The official winner of the Derby—Country House—was bred by the late Joseph V. Shields Jr.; and his wife, Maury, nephew Guinness McFadden, and partners LNJ Foxwoods enjoyed the spoils. Country House is a third-generation homebred for the Shields operation. His third dam, the stakes-winning Ayanka, was bred and raced by the late Allen Paulson.

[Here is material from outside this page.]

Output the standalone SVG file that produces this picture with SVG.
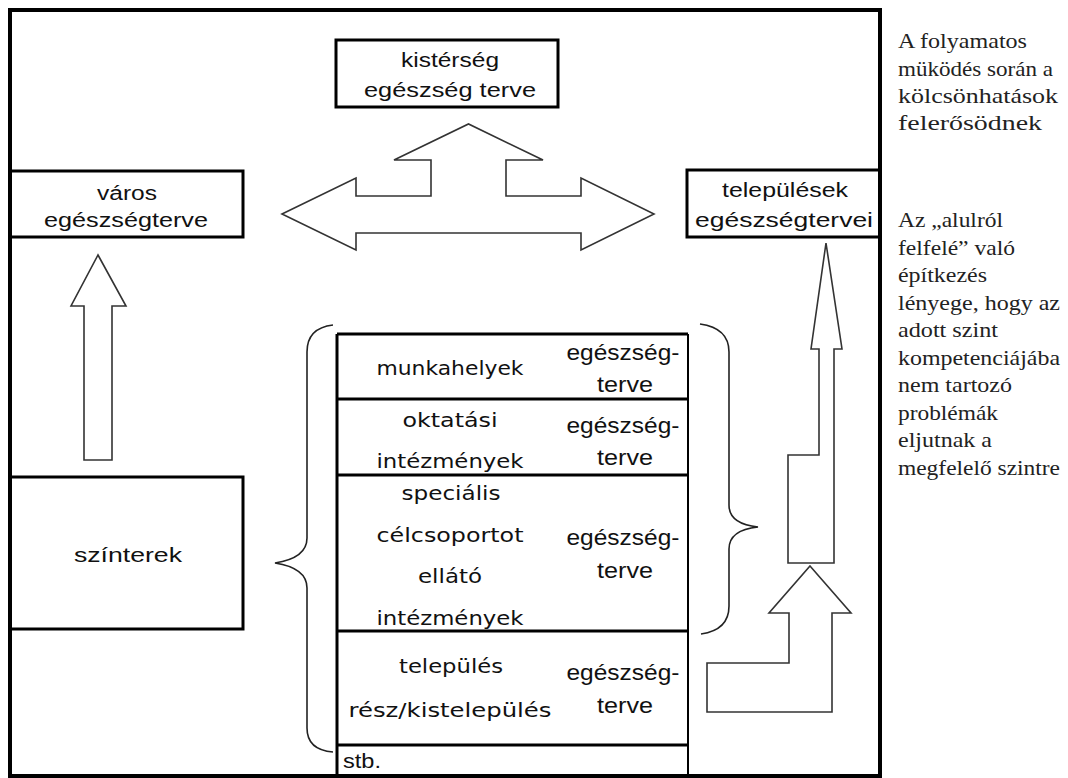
<svg xmlns="http://www.w3.org/2000/svg" width="1068" height="778" viewBox="0 0 1068 778">
<style>
.box{fill:none;stroke:#000;stroke-width:3}
.thin{fill:none;stroke:#000;stroke-width:2}
.arrow{fill:#fff;stroke:#333;stroke-width:1.6;stroke-linejoin:miter}
.brace{fill:none;stroke:#222;stroke-width:1.6}
.lbl{font-size:20px;fill:#111;text-anchor:middle}
.plan{font-size:22px;fill:#111;text-anchor:middle}
.comic{font-size:20px;fill:#111;text-anchor:middle}
.note{font-size:22px;fill:#222}
</style>
<rect width="1068" height="778" fill="#fff"/>

<g id="frame">
<rect x="10" y="10" width="870" height="766" fill="none" stroke="#000" stroke-width="4"/>
</g>

<g id="kisterseg" font-family="Liberation Sans, Arial, sans-serif">
<rect class="box" x="336" y="40" width="222" height="67"/>
<text class="lbl" x="450" y="67" textLength="98" lengthAdjust="spacingAndGlyphs">kistérség</text>
<text class="lbl" x="450" y="97" textLength="172" lengthAdjust="spacingAndGlyphs">egészség terve</text>
</g>

<g id="varos" font-family="Liberation Sans, Arial, sans-serif">
<path class="box" d="M10 171 H243 V237 H10"/>
<text class="lbl" x="127" y="200" textLength="60" lengthAdjust="spacingAndGlyphs">város</text>
<text class="lbl" x="126" y="227" textLength="164" lengthAdjust="spacingAndGlyphs">egészségterve</text>
</g>

<g id="telepulesek" font-family="Liberation Sans, Arial, sans-serif">
<path class="box" d="M880 170 H687 V237 H880"/>
<text class="lbl" x="785" y="197" textLength="126" lengthAdjust="spacingAndGlyphs">települések</text>
<text class="lbl" x="784" y="227" textLength="178" lengthAdjust="spacingAndGlyphs">egészségtervei</text>
</g>

<g id="szinterek" font-family="Liberation Sans, Arial, sans-serif">
<path class="box" d="M10 477 H243 V629 H10"/>
<text class="lbl" x="128" y="562" textLength="108" lengthAdjust="spacingAndGlyphs">színterek</text>
</g>

<g id="table">
<path class="box" d="M337 334 H688 M337 399 H688 M337 475 H688 M337 631 H688 M337 745 H688 M337 334 V776"/>
<path class="thin" d="M688 334 V776"/>
<g font-family="DejaVu Sans, sans-serif">
<text class="comic" x="450" y="375" textLength="147" lengthAdjust="spacingAndGlyphs">munkahelyek</text>
<text class="comic" x="450" y="427" textLength="95" lengthAdjust="spacingAndGlyphs">oktatási</text>
<text class="comic" x="450" y="468" textLength="147" lengthAdjust="spacingAndGlyphs">intézmények</text>
<text class="comic" x="451" y="500" textLength="99" lengthAdjust="spacingAndGlyphs">speciális</text>
<text class="comic" x="450" y="542" textLength="147" lengthAdjust="spacingAndGlyphs">célcsoportot</text>
<text class="comic" x="450" y="583" textLength="64" lengthAdjust="spacingAndGlyphs">ellátó</text>
<text class="comic" x="450" y="625" textLength="147" lengthAdjust="spacingAndGlyphs">intézmények</text>
<text class="comic" x="451" y="673" textLength="104" lengthAdjust="spacingAndGlyphs">település</text>
<text class="comic" x="450" y="717" textLength="203" lengthAdjust="spacingAndGlyphs">rész/kistelepülés</text>
</g>
<g font-family="Liberation Sans, Arial, sans-serif">
<text class="plan" x="623" y="360" textLength="113" lengthAdjust="spacingAndGlyphs">egészség-</text>
<text class="plan" x="625" y="392" textLength="56" lengthAdjust="spacingAndGlyphs">terve</text>
<text class="plan" x="623" y="433" textLength="113" lengthAdjust="spacingAndGlyphs">egészség-</text>
<text class="plan" x="625" y="465" textLength="56" lengthAdjust="spacingAndGlyphs">terve</text>
<text class="plan" x="623" y="545" textLength="113" lengthAdjust="spacingAndGlyphs">egészség-</text>
<text class="plan" x="625" y="578" textLength="56" lengthAdjust="spacingAndGlyphs">terve</text>
<text class="plan" x="623" y="680" textLength="113" lengthAdjust="spacingAndGlyphs">egészség-</text>
<text class="plan" x="625" y="713" textLength="56" lengthAdjust="spacingAndGlyphs">terve</text>
<text x="343" y="768" font-size="20" fill="#111" textLength="38" lengthAdjust="spacingAndGlyphs">stb.</text>
</g>
</g>

<g id="notes" font-family="Liberation Serif, Times New Roman, serif">
<text class="note" x="898" y="48" textLength="129" lengthAdjust="spacingAndGlyphs">A folyamatos</text>
<text class="note" x="898" y="76" textLength="155" lengthAdjust="spacingAndGlyphs">müködés során a</text>
<text class="note" x="898" y="103" textLength="160" lengthAdjust="spacingAndGlyphs">kölcsönhatások</text>
<text class="note" x="898" y="130" textLength="144" lengthAdjust="spacingAndGlyphs">felerősödnek</text>

<text class="note" x="898" y="227" textLength="105" lengthAdjust="spacingAndGlyphs">Az „alulról</text>
<text class="note" x="898" y="254.5" textLength="117" lengthAdjust="spacingAndGlyphs">felfelé” való</text>
<text class="note" x="898" y="282" textLength="89" lengthAdjust="spacingAndGlyphs">építkezés</text>
<text class="note" x="898" y="309.5" textLength="162" lengthAdjust="spacingAndGlyphs">lényege, hogy az</text>
<text class="note" x="898" y="337" textLength="100" lengthAdjust="spacingAndGlyphs">adott szint</text>
<text class="note" x="898" y="364.5" textLength="162" lengthAdjust="spacingAndGlyphs">kompetenciájába</text>
<text class="note" x="898" y="392" textLength="114" lengthAdjust="spacingAndGlyphs">nem tartozó</text>
<text class="note" x="898" y="419.5" textLength="100" lengthAdjust="spacingAndGlyphs">problémák</text>
<text class="note" x="898" y="447" textLength="94" lengthAdjust="spacingAndGlyphs">eljutnak a</text>
<text class="note" x="898" y="474.5" textLength="162" lengthAdjust="spacingAndGlyphs">megfelelő szintre</text>
</g>

<g id="connectors">
<polygon class="arrow" points="282,214 356,178 356,196 431,196 431,160 394,160 468.5,124 543,160 506,160 506,196 581,196 581,178 654,214 581,250 581,233 356,233 356,250"/>
<polygon class="arrow" points="98,255 126,306 112,306 112,460 84,460 84,306 71,306"/>
<polygon class="arrow" points="826,243 842,349 834,349 834,563 788,563 788,455 819,455 819,349 811,349"/>
<polygon class="arrow" points="810,566 851,613 832,613 832,712 707,712 707,663 789,663 789,613 769,613"/>
<path class="brace" d="M333 325 Q307 328 307 352 V538 Q307 558 275 563 Q307 568 307 588 V728 Q307 750 333 752"/>
<path class="brace" d="M700 324 Q729 328 729 352 V505 Q729 524 758 527 Q729 530 729 549 V606 Q729 630 701 634"/>
</g>
</svg>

The Derby runner-up was William S. Farish’s homebred Code of Honor, who is out of the Farish-bred and -owned Reunited. A grade 3-winning daughter of Dixie Union, who stood at Farish’s Lane’s End Farm near Versailles, Ky., Reunited is out of the Paulson-bred Tivli. And the Derby third-place finisher was Juddmonte Farms’ homebred Tacitus. The fourth generation homebred is out of  Juddmonte’s champion Close Hatches.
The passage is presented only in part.